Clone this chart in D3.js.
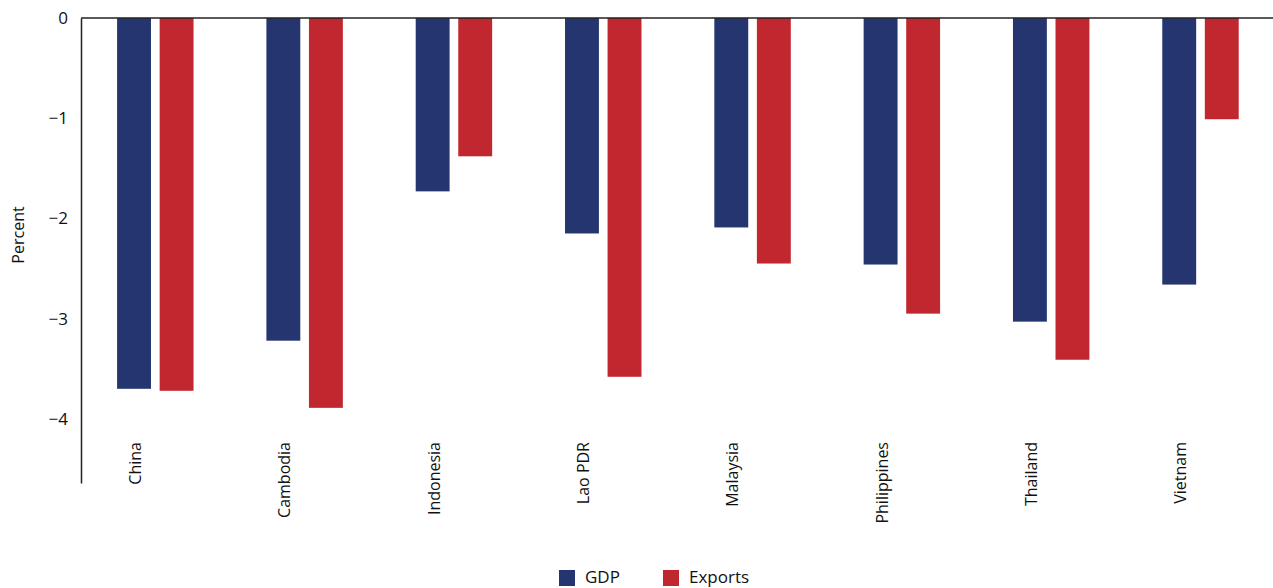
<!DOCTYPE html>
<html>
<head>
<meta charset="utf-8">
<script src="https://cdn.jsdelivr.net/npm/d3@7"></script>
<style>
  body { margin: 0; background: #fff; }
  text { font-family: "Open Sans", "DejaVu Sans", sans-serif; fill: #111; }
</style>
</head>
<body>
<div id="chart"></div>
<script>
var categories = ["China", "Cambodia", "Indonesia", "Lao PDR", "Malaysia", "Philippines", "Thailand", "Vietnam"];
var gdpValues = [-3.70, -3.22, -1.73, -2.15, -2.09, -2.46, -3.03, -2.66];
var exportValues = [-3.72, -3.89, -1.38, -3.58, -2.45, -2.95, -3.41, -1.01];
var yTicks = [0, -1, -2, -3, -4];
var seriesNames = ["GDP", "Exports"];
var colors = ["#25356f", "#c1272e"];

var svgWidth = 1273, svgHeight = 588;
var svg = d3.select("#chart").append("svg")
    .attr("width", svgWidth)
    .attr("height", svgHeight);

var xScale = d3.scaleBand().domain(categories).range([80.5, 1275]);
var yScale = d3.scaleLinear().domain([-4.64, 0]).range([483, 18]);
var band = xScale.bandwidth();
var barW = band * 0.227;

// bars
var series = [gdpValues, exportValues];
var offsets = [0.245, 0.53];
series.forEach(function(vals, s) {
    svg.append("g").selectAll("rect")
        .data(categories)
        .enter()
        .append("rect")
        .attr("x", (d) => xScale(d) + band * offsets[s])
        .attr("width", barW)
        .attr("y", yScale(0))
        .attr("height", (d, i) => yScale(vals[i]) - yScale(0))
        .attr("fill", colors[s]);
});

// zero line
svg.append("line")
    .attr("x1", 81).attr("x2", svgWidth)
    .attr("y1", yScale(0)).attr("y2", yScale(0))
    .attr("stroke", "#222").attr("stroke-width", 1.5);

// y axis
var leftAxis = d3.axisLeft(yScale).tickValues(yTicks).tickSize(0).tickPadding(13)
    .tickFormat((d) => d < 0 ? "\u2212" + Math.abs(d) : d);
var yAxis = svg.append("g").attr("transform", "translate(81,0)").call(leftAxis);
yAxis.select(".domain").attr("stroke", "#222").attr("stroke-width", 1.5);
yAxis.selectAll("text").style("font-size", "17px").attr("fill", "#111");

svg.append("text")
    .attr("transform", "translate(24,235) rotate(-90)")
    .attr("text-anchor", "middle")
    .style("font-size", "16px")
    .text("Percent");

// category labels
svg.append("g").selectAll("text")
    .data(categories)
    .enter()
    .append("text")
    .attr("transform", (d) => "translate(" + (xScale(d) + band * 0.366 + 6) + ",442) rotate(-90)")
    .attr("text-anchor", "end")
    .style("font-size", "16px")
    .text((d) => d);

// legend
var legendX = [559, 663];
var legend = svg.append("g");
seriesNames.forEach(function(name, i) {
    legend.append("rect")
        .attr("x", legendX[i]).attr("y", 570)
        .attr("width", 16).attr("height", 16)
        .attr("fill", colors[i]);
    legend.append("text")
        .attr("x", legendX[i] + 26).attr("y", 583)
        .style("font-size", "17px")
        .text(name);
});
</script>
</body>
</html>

------------------------------------------------

PROBLEM REQUIREMENTS: Skipping the pictures, transcribe each line above exactly as it appears.

EXERCISE RESULT:
Clone this chart in D3.js.
<!DOCTYPE html>
<html>
<head>
<meta charset="utf-8">
<script src="https://cdn.jsdelivr.net/npm/d3@7"></script>
<style>
  body { margin: 0; background: #fff; }
  text { font-family: "Open Sans", "DejaVu Sans", sans-serif; fill: #111; }
</style>
</head>
<body>
<div id="chart"></div>
<script>
var categories = ["China", "Cambodia", "Indonesia", "Lao PDR", "Malaysia", "Philippines", "Thailand", "Vietnam"];
var gdpValues = [-3.70, -3.22, -1.73, -2.15, -2.09, -2.46, -3.03, -2.66];
var exportValues = [-3.72, -3.89, -1.38, -3.58, -2.45, -2.95, -3.41, -1.01];
var yTicks = [0, -1, -2, -3, -4];
var seriesNames = ["GDP", "Exports"];
var colors = ["#25356f", "#c1272e"];

var svgWidth = 1273, svgHeight = 588;
var svg = d3.select("#chart").append("svg")
    .attr("width", svgWidth)
    .attr("height", svgHeight);

var xScale = d3.scaleBand().domain(categories).range([80.5, 1275]);
var yScale = d3.scaleLinear().domain([-4.64, 0]).range([483, 18]);
var band = xScale.bandwidth();
var barW = band * 0.227;

// bars
var series = [gdpValues, exportValues];
var offsets = [0.245, 0.53];
series.forEach(function(vals, s) {
    svg.append("g").selectAll("rect")
        .data(categories)
        .enter()
        .append("rect")
        .attr("x", (d) => xScale(d) + band * offsets[s])
        .attr("width", barW)
        .attr("y", yScale(0))
        .attr("height", (d, i) => yScale(vals[i]) - yScale(0))
        .attr("fill", colors[s]);
});

// zero line
svg.append("line")
    .attr("x1", 81).attr("x2", svgWidth)
    .attr("y1", yScale(0)).attr("y2", yScale(0))
    .attr("stroke", "#222").attr("stroke-width", 1.5);

// y axis
var leftAxis = d3.axisLeft(yScale).tickValues(yTicks).tickSize(0).tickPadding(13)
    .tickFormat((d) => d < 0 ? "\u2212" + Math.abs(d) : d);
var yAxis = svg.append("g").attr("transform", "translate(81,0)").call(leftAxis);
yAxis.select(".domain").attr("stroke", "#222").attr("stroke-width", 1.5);
yAxis.selectAll("text").style("font-size", "17px").attr("fill", "#111");

svg.append("text")
    .attr("transform", "translate(24,235) rotate(-90)")
    .attr("text-anchor", "middle")
    .style("font-size", "16px")
    .text("Percent");

// category labels
svg.append("g").selectAll("text")
    .data(categories)
    .enter()
    .append("text")
    .attr("transform", (d) => "translate(" + (xScale(d) + band * 0.366 + 6) + ",442) rotate(-90)")
    .attr("text-anchor", "end")
    .style("font-size", "16px")
    .text((d) => d);

// legend
var legendX = [559, 663];
var legend = svg.append("g");
seriesNames.forEach(function(name, i) {
    legend.append("rect")
        .attr("x", legendX[i]).attr("y", 570)
        .attr("width", 16).attr("height", 16)
        .attr("fill", colors[i]);
    legend.append("text")
        .attr("x", legendX[i] + 26).attr("y", 583)
        .style("font-size", "17px")
        .text(name);
});
</script>
</body>
</html>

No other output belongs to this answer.